● Exercise goal
Nothing but the lines from the top of the data to the line holding "import * as" should be printed, word for word and both ends included; leave the pictures out.

● Recorded data
>> START

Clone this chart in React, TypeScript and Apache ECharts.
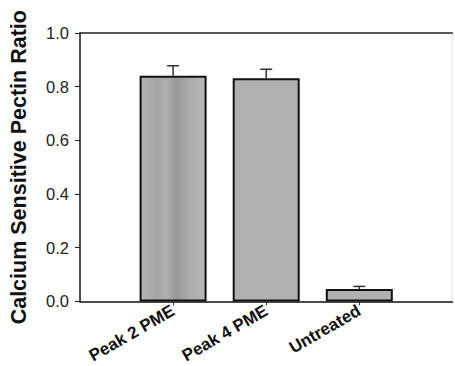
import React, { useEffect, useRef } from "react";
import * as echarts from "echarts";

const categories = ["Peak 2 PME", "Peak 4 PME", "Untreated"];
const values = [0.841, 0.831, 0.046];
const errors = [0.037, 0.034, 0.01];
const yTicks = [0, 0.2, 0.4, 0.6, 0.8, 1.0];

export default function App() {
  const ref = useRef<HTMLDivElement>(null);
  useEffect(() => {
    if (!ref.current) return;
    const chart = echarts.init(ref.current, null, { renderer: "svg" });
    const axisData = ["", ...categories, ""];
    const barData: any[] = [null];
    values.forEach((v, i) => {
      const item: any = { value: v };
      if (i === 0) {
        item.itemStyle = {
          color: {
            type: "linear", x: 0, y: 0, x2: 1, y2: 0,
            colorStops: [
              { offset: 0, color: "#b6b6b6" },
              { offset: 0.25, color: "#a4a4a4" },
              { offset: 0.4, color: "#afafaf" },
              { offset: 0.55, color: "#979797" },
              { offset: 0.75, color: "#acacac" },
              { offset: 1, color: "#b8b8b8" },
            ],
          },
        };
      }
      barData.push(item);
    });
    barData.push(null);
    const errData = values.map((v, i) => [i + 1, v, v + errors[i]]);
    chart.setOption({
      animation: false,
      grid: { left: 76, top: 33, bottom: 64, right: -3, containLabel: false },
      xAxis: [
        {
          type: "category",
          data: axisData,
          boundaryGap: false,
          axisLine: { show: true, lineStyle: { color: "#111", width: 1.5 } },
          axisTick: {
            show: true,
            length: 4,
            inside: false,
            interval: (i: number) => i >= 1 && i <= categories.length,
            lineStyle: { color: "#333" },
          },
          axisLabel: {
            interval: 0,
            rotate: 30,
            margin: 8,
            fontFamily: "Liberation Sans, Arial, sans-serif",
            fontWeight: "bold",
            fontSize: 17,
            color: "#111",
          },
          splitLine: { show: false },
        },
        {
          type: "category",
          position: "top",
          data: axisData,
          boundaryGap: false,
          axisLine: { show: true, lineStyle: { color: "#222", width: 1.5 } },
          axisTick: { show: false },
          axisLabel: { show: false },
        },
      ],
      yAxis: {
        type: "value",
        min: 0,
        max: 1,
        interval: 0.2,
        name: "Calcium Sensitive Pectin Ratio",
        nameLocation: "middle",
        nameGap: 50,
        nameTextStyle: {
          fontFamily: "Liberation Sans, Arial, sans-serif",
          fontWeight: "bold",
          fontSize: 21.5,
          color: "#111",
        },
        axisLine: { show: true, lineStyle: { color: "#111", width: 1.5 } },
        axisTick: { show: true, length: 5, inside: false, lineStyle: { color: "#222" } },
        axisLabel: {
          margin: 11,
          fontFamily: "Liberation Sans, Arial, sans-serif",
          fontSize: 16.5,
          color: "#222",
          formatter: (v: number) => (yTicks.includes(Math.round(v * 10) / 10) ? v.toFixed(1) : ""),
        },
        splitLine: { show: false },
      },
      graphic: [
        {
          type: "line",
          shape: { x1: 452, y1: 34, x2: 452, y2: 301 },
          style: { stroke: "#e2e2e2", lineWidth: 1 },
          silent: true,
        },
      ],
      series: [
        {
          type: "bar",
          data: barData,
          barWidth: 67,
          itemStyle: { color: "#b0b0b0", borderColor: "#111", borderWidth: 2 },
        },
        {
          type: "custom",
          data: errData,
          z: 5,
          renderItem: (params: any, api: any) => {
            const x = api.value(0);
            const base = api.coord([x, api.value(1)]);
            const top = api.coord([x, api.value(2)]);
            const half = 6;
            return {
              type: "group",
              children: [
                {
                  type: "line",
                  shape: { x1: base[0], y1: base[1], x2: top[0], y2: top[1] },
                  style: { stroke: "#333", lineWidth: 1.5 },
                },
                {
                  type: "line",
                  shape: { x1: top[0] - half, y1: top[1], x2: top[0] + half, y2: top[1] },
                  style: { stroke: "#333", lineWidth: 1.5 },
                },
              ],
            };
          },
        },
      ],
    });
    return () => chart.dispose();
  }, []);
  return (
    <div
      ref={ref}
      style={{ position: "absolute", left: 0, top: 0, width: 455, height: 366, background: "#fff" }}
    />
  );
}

>> END

● Response below
Clone this chart in React, TypeScript and Apache ECharts.
import React, { useEffect, useRef } from "react";
import * as echarts from "echarts";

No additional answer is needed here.